Stated problem
Report each line of the data that has "this" somewhere in it.

Entries shown
=-=-=
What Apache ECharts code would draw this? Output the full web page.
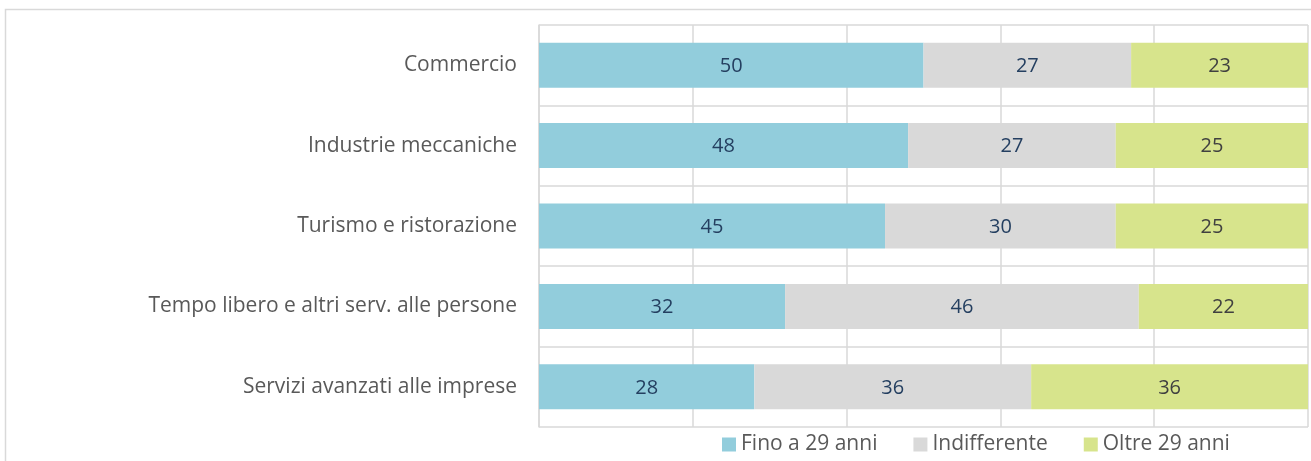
=-=-=
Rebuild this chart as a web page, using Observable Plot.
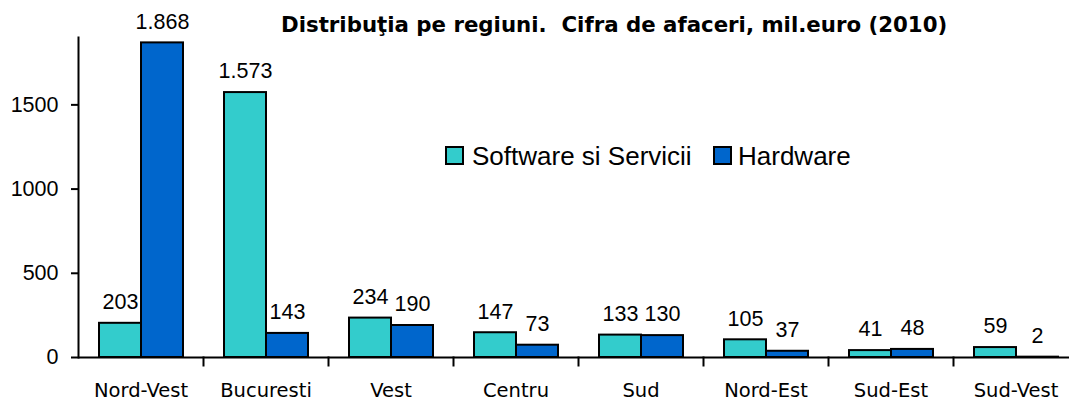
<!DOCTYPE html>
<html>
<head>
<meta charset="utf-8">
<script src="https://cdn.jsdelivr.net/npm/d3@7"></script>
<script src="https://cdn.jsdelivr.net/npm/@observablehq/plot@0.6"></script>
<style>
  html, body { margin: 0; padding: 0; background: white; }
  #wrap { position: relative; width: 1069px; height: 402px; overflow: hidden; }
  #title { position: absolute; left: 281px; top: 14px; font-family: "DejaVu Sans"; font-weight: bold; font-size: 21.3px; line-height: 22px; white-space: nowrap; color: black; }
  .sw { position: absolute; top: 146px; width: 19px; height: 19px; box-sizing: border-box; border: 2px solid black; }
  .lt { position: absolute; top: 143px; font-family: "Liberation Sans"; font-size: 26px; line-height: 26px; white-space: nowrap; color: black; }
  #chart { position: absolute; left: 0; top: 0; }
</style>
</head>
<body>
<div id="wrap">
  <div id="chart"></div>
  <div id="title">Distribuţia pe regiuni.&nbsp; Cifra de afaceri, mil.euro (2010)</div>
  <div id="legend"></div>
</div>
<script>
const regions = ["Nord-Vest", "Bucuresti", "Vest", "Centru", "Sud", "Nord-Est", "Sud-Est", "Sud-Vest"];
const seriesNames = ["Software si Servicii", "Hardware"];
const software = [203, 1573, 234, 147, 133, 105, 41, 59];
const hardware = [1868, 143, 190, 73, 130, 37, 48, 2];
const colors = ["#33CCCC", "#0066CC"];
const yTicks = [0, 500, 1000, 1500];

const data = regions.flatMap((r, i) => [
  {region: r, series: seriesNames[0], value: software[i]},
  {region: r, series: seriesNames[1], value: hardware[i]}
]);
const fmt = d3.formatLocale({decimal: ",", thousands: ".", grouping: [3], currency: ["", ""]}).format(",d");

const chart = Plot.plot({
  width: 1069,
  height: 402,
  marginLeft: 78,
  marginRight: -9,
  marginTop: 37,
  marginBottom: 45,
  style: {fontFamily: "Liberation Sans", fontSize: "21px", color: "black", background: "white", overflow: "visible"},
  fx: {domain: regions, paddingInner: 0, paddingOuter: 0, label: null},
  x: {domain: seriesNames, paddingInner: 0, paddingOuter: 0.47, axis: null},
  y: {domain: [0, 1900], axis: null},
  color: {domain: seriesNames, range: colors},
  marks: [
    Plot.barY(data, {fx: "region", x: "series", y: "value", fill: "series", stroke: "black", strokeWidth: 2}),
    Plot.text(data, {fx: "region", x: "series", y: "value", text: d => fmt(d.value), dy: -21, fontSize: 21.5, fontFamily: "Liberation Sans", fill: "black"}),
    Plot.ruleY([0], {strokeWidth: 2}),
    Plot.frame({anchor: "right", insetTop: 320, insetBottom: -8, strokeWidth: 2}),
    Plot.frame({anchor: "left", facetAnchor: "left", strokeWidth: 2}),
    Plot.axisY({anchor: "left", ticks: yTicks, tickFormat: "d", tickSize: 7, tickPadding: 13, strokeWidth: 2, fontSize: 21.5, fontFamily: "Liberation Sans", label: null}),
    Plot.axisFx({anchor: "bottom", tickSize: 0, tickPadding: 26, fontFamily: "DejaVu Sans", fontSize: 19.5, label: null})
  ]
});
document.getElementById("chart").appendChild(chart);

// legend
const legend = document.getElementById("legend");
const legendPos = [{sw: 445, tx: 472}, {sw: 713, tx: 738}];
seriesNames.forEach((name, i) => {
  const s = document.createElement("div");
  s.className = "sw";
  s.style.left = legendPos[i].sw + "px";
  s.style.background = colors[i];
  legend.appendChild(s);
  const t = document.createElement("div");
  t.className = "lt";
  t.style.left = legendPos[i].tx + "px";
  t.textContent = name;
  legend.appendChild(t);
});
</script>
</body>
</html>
=-=-=
Correct output
What Apache ECharts code would draw this? Output the full web page.
Rebuild this chart as a web page, using Observable Plot.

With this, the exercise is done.